Il teatro come specchio della contemporaneità, trainato dalla parola e dai suoi significati. E’ questo l’ultimo (ma non meno importante) aspetto su cui puntano gli organizzatori di Face-à-Face. La rassegna pone particolare attenzione alla contemporaneità veicolata dalla parola, una parola francese tradotta in italiano per essere fruibile ad un pubblico vasto e soprattutto eterogeneo. Due nomi e presenze fra tutti: Wajdi Mouawad con il già acclamato “Incendi” (ad aprire la rassegna, giovedì a Milano, per la regia di Renzo Martinelli) e la drammaturga Leslie Kaplan con “Luisa è pazza”, spettacolo che indaga la sottile linea tra follia e ragione attraverso le parole della femminilità. Entrambi gli spettacoli verranno anche trasmessi radiofonicamente da Radio3Rai, media partner della manifestazione, insieme a “Due vecchiette dirette a Nord” di Pierre Notte, “I discendenti” di Nathalie Fillion, “Un uomo in fallimento” di David Lescot, “Il colonnello degli Zuavi” di Olivier Cadiot, e infine uno spettacolo prodotto dalla stessa Radio3, “Le serpi” di Marfie NDiaye.

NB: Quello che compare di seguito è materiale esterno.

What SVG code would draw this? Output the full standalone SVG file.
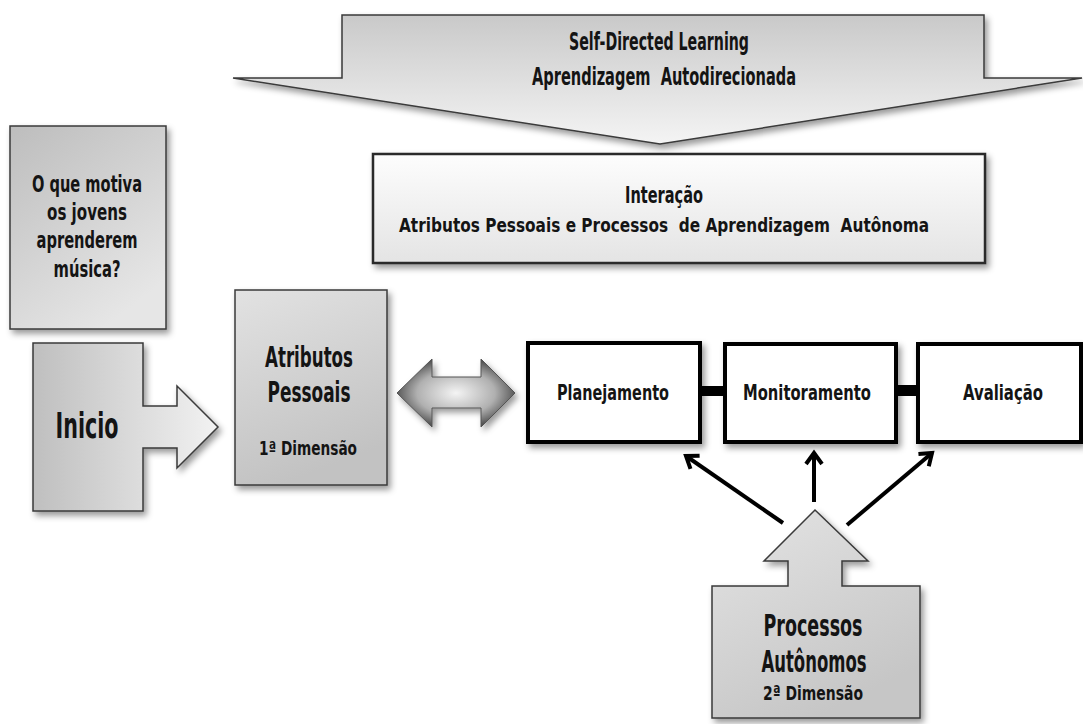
<svg xmlns="http://www.w3.org/2000/svg" width="1083" height="724" viewBox="0 0 1083 724">
  <defs>
    <style>
      text { font-family: "Liberation Sans Narrow", "DejaVu Sans Condensed", "Liberation Sans", sans-serif; font-weight: bold; fill: #141414; text-anchor: middle; }
      .gshape { stroke: #3a3a3a; stroke-width: 1.5; }
      .step { fill: #ffffff; stroke: #000000; stroke-width: 4; }
      .arrow { stroke: #000000; stroke-width: 4; fill: none; marker-end: url(#openHead); }
    </style>
    <filter id="shadow" x="-10%" y="-10%" width="130%" height="130%">
      <feDropShadow dx="3" dy="4" stdDeviation="3" flood-color="#000" flood-opacity="0.4"/>
    </filter>
    <linearGradient id="gCallout" x1="0" y1="0" x2="0" y2="1">
      <stop offset="0" stop-color="#c9c9c9"/>
      <stop offset="1" stop-color="#f4f4f4"/>
    </linearGradient>
    <linearGradient id="gPanel" x1="0" y1="0" x2="0" y2="1">
      <stop offset="0" stop-color="#fdfdfd"/>
      <stop offset="1" stop-color="#e4e4e4"/>
    </linearGradient>
    <linearGradient id="gQuestion" x1="0" y1="0" x2="0.6" y2="1">
      <stop offset="0" stop-color="#bdbdbd"/>
      <stop offset="1" stop-color="#e6e6e6"/>
    </linearGradient>
    <linearGradient id="gStart" x1="0" y1="0" x2="1" y2="0">
      <stop offset="0" stop-color="#bfbfbf"/>
      <stop offset="1" stop-color="#f2f2f2"/>
    </linearGradient>
    <linearGradient id="gAttr" x1="0" y1="0" x2="0.3" y2="1">
      <stop offset="0" stop-color="#e2e2e2"/>
      <stop offset="1" stop-color="#c2c2c2"/>
    </linearGradient>
    <linearGradient id="gProc" x1="0" y1="0" x2="0.5" y2="1">
      <stop offset="0" stop-color="#e4e4e4"/>
      <stop offset="1" stop-color="#c6c6c6"/>
    </linearGradient>
    <radialGradient id="gDouble" cx="0.5" cy="0.5" r="0.55">
      <stop offset="0" stop-color="#f4f4f4"/>
      <stop offset="0.6" stop-color="#b0b0b0"/>
      <stop offset="1" stop-color="#404040"/>
    </radialGradient>
    <marker id="openHead" markerUnits="userSpaceOnUse" markerWidth="20" markerHeight="20" viewBox="0 0 20 20" refX="15" refY="10" orient="auto">
      <path d="M4,2 L15,10 L4,18" fill="none" stroke="#000" stroke-width="4" stroke-linejoin="miter"/>
    </marker>
  </defs>

  <rect width="1083" height="724" fill="#ffffff"/>

  <!-- top down-pointing callout -->
  <g id="self-directed">
    <path class="gshape" d="M342,15 L984,15 L984,78 L1082,78 L660,144 L233,78 L342,78 Z" fill="url(#gCallout)" filter="url(#shadow)"/>
    <text x="659" y="50" font-size="24" textLength="180" lengthAdjust="spacingAndGlyphs">Self-Directed Learning</text>
    <text x="664" y="85" font-size="24" textLength="264" lengthAdjust="spacingAndGlyphs" xml:space="preserve">Aprendizagem  Autodirecionada</text>
  </g>

  <!-- interaction panel -->
  <g id="interacao">
    <rect x="373" y="154" width="612" height="109" fill="url(#gPanel)" stroke="#2a2a2a" stroke-width="2.5" filter="url(#shadow)"/>
    <text x="664" y="203" font-size="23" textLength="78" lengthAdjust="spacingAndGlyphs">Interação</text>
    <text x="664" y="232" font-size="20" textLength="530" lengthAdjust="spacingAndGlyphs" xml:space="preserve">Atributos Pessoais e Processos  de Aprendizagem  Autônoma</text>
  </g>

  <!-- guiding question -->
  <g id="pergunta">
    <rect class="gshape" x="10" y="126" width="156" height="203" fill="url(#gQuestion)" filter="url(#shadow)"/>
    <text x="87" y="192" font-size="23" textLength="110" lengthAdjust="spacingAndGlyphs">O que motiva</text>
    <text x="87" y="220" font-size="23" textLength="80" lengthAdjust="spacingAndGlyphs">os jovens</text>
    <text x="87" y="248" font-size="23" textLength="101" lengthAdjust="spacingAndGlyphs">aprenderem</text>
    <text x="87" y="277" font-size="23" textLength="67" lengthAdjust="spacingAndGlyphs">música?</text>
  </g>

  <!-- start block with arrow -->
  <g id="inicio">
    <path class="gshape" d="M33,343 L143,343 L143,406 L177,406 L177,386 L218,427 L177,468 L177,448 L143,448 L143,511 L33,511 Z" fill="url(#gStart)" filter="url(#shadow)"/>
    <text x="87" y="438" font-size="36" textLength="63" lengthAdjust="spacingAndGlyphs">Inicio</text>
  </g>

  <!-- first dimension -->
  <g id="atributos">
    <rect class="gshape" x="235" y="290" width="152" height="195" fill="url(#gAttr)" filter="url(#shadow)"/>
    <text x="309" y="367" font-size="28" textLength="88" lengthAdjust="spacingAndGlyphs">Atributos</text>
    <text x="309" y="402" font-size="28" textLength="83" lengthAdjust="spacingAndGlyphs">Pessoais</text>
    <text x="308" y="455" font-size="19" textLength="98" lengthAdjust="spacingAndGlyphs">1ª Dimensão</text>
  </g>

  <!-- two-way arrow -->
  <g id="interacao-seta">
    <path d="M397,393 L432,359 L432,377 L481,377 L481,359 L515,393 L481,427 L481,408 L432,408 L432,427 Z" fill="url(#gDouble)" stroke="#555" stroke-width="1" filter="url(#shadow)"/>
  </g>

  <!-- process steps -->
  <g id="planejamento">
    <rect class="step" x="528" y="343" width="172" height="99" filter="url(#shadow)"/>
    <text x="613" y="400" font-size="21" textLength="112" lengthAdjust="spacingAndGlyphs">Planejamento</text>
  </g>
  <g id="monitoramento">
    <rect class="step" x="725" y="344" width="171" height="98" filter="url(#shadow)"/>
    <text x="807" y="400" font-size="21" textLength="128" lengthAdjust="spacingAndGlyphs">Monitoramento</text>
  </g>
  <g id="avaliacao">
    <rect class="step" x="918" y="344" width="163" height="98" filter="url(#shadow)"/>
    <text x="1003" y="400" font-size="21" textLength="80" lengthAdjust="spacingAndGlyphs">Avaliação</text>
  </g>

  <!-- second dimension -->
  <g id="processos">
    <path class="gshape" d="M815,510 L868,561 L842,561 L842,586 L920,586 L920,718 L712,718 L712,586 L788,586 L788,561 L764,561 Z" fill="url(#gProc)" filter="url(#shadow)"/>
    <text x="813" y="636" font-size="30" textLength="99" lengthAdjust="spacingAndGlyphs">Processos</text>
    <text x="814" y="672" font-size="30" textLength="105" lengthAdjust="spacingAndGlyphs">Autônomos</text>
    <text x="813" y="700" font-size="20" textLength="100" lengthAdjust="spacingAndGlyphs">2ª Dimensão</text>
  </g>

  <!-- connectors -->
  <g id="connectors">
    <rect x="700" y="386" width="25" height="10" fill="#000"/>
    <rect x="896" y="385" width="22" height="11" fill="#000"/>
    <line class="arrow" x1="783" y1="523" x2="686" y2="456"/>
    <line class="arrow" x1="814" y1="502" x2="814" y2="453"/>
    <line class="arrow" x1="847" y1="525" x2="932" y2="453"/>
  </g>
</svg>
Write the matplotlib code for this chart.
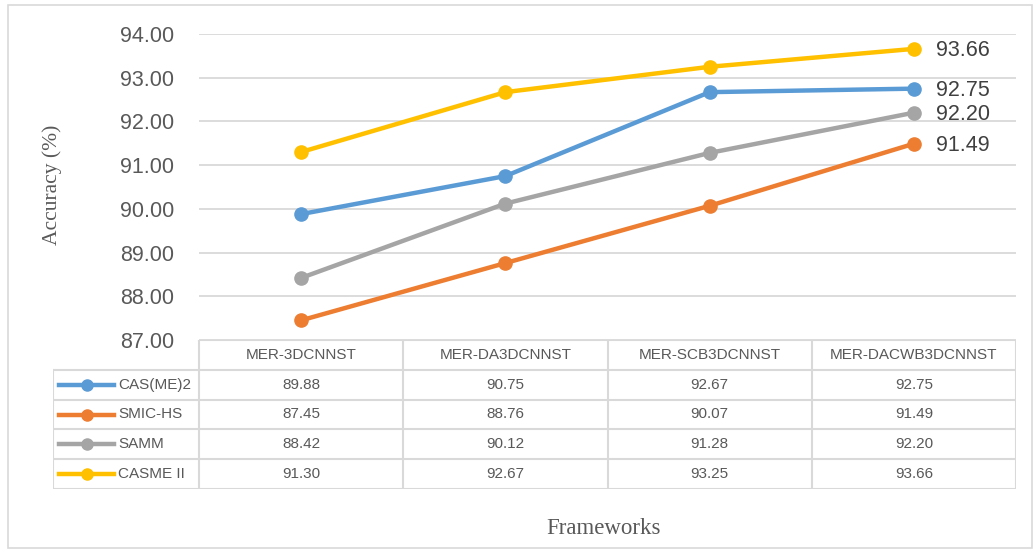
import matplotlib
matplotlib.use('Agg')
import matplotlib.pyplot as plt
from matplotlib.patches import Rectangle

frameworks = ['MER-3DCNNST', 'MER-DA3DCNNST', 'MER-SCB3DCNNST', 'MER-DACWB3DCNNST']
series_names = ['CAS(ME)2', 'SMIC-HS', 'SAMM', 'CASME II']
cas_me2 = [89.88, 90.75, 92.67, 92.75]
smic_hs = [87.45, 88.76, 90.07, 91.49]
samm = [88.42, 90.12, 91.28, 92.20]
casme2 = [91.30, 92.67, 93.25, 93.66]
colors = ['#5B9BD5', '#ED7D31', '#A5A5A5', '#FFC000']
yticks = [87, 88, 89, 90, 91, 92, 93, 94]

all_series = [cas_me2, smic_hs, samm, casme2]

W, H = 1034, 550
fig = plt.figure(figsize=(W / 100, H / 100), dpi=100)

def px_axes(x0, y0, x1, y1):
    # pixel box (top-left origin) -> figure axes
    return fig.add_axes([x0 / W, 1 - y1 / H, (x1 - x0) / W, (y1 - y0) / H])

txt = '#595959'
grid = '#D9D9D9'

# outer chart border
fig.patches.append(Rectangle((8 / W, 2 / H), (W - 10) / W, (H - 7) / H,
                             transform=fig.transFigure, fill=False,
                             edgecolor='#D9D9D9', lw=1.2))

ax = px_axes(199, 34, 1016, 340)
x = range(len(frameworks))
for s, c in zip(all_series, colors):
    ax.plot(x, s, color=c, lw=3.2, marker='o', markersize=9.5, zorder=3,
            solid_capstyle='round')
for s in all_series:
    ax.annotate('%.2f' % s[-1], (3, s[-1]), xytext=(16, -1), textcoords='offset points',
                va='center', ha='left', fontsize=15.5, color='#404040',
                family='Liberation Sans')
ax.set_xlim(-0.5, 3.5)
ax.set_ylim(87, 94)
ax.set_yticks(yticks)
ax.set_yticklabels(['%.2f' % v for v in yticks], fontsize=15.5, color=txt,
                   family='Liberation Sans')
ax.tick_params(axis='y', length=0, pad=18)
ax.set_xticks([])
for sp in ax.spines.values():
    sp.set_visible(False)
ax.yaxis.grid(True, color=grid, lw=1.3)
ax.set_axisbelow(True)

# data table under the plot
leg_w = 146 / 204.25
tx = px_axes(53, 340, 1016, 489)
tx.set_xlim(-0.5 - leg_w, 3.5)
tx.set_ylim(5, 0)
tx.axis('off')
lc = '#D9D9D9'
tx.plot([-0.5, 3.5], [0, 0], color=lc, lw=1.5)
for r in range(1, 6):
    tx.plot([-0.5 - leg_w, 3.5], [r, r], color=lc, lw=1.5)
for i in range(5):
    tx.plot([i - 0.5, i - 0.5], [0, 5], color=lc, lw=1.5)
tx.plot([-0.5 - leg_w, -0.5 - leg_w], [1, 5], color=lc, lw=1.5)
tfont = dict(family='Liberation Sans', fontsize=11, color=txt)
for i, f in enumerate(frameworks):
    tx.text(i, 0.5, f, ha='center', va='center', **tfont)
for r, (name, s, c) in enumerate(zip(series_names, all_series, colors)):
    yy = r + 1.5
    tx.plot([-0.5 - leg_w + 0.03, -0.5 - leg_w + 0.3], [yy, yy], color=c, lw=3.2)
    tx.plot([-0.5 - leg_w + 0.165], [yy], 'o', color=c, markersize=8)
    tx.text(-0.5 - leg_w + 0.32, yy, name, ha='left', va='center', **tfont)
    for i, v in enumerate(s):
        tx.text(i, yy, '%.2f' % v, ha='center', va='center', **tfont)

fig.text(52 / W, 1 - 185 / H, 'Accuracy (%)', rotation=90, ha='center', va='center',
         family='Liberation Serif', fontsize=15.5, color=txt)
fig.text(604 / W, 1 - 528 / H, 'Frameworks', ha='center', va='center',
         family='Liberation Serif', fontsize=16.5, color=txt)

plt.savefig('out.png', dpi=100)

Un’attenzione alla parola che “modifica in qualche modo il rapporto con il reale” interviene Gioia Costa, del comitato artistico di Face-à-Face, snocciolandone i numeri: 45 opere drammaturgiche tradotte, 16 traduttori coinvolti, 23 testi pubblicati, 40 letture, 25 teatri coinvolti. Per una parola che si distacca dalla sua realtà scenica, vivente, e esiste indipendentemente, immortale, “definitiva al di là della rappresentazione”, assumendo il compito della trasmissione della conoscenza, dell’esperienza, anche laddove il teatro non può arrivare.
La Costa chiude la presentazione affermando che “il pubblico francese ascolta, il pubblico italiano guarda”. C’est-à-dire, la Parola sta alla Francia come l’Immagine sta all’Italia. Il risultato non può che essere il teatro, unico e solo, senza confini.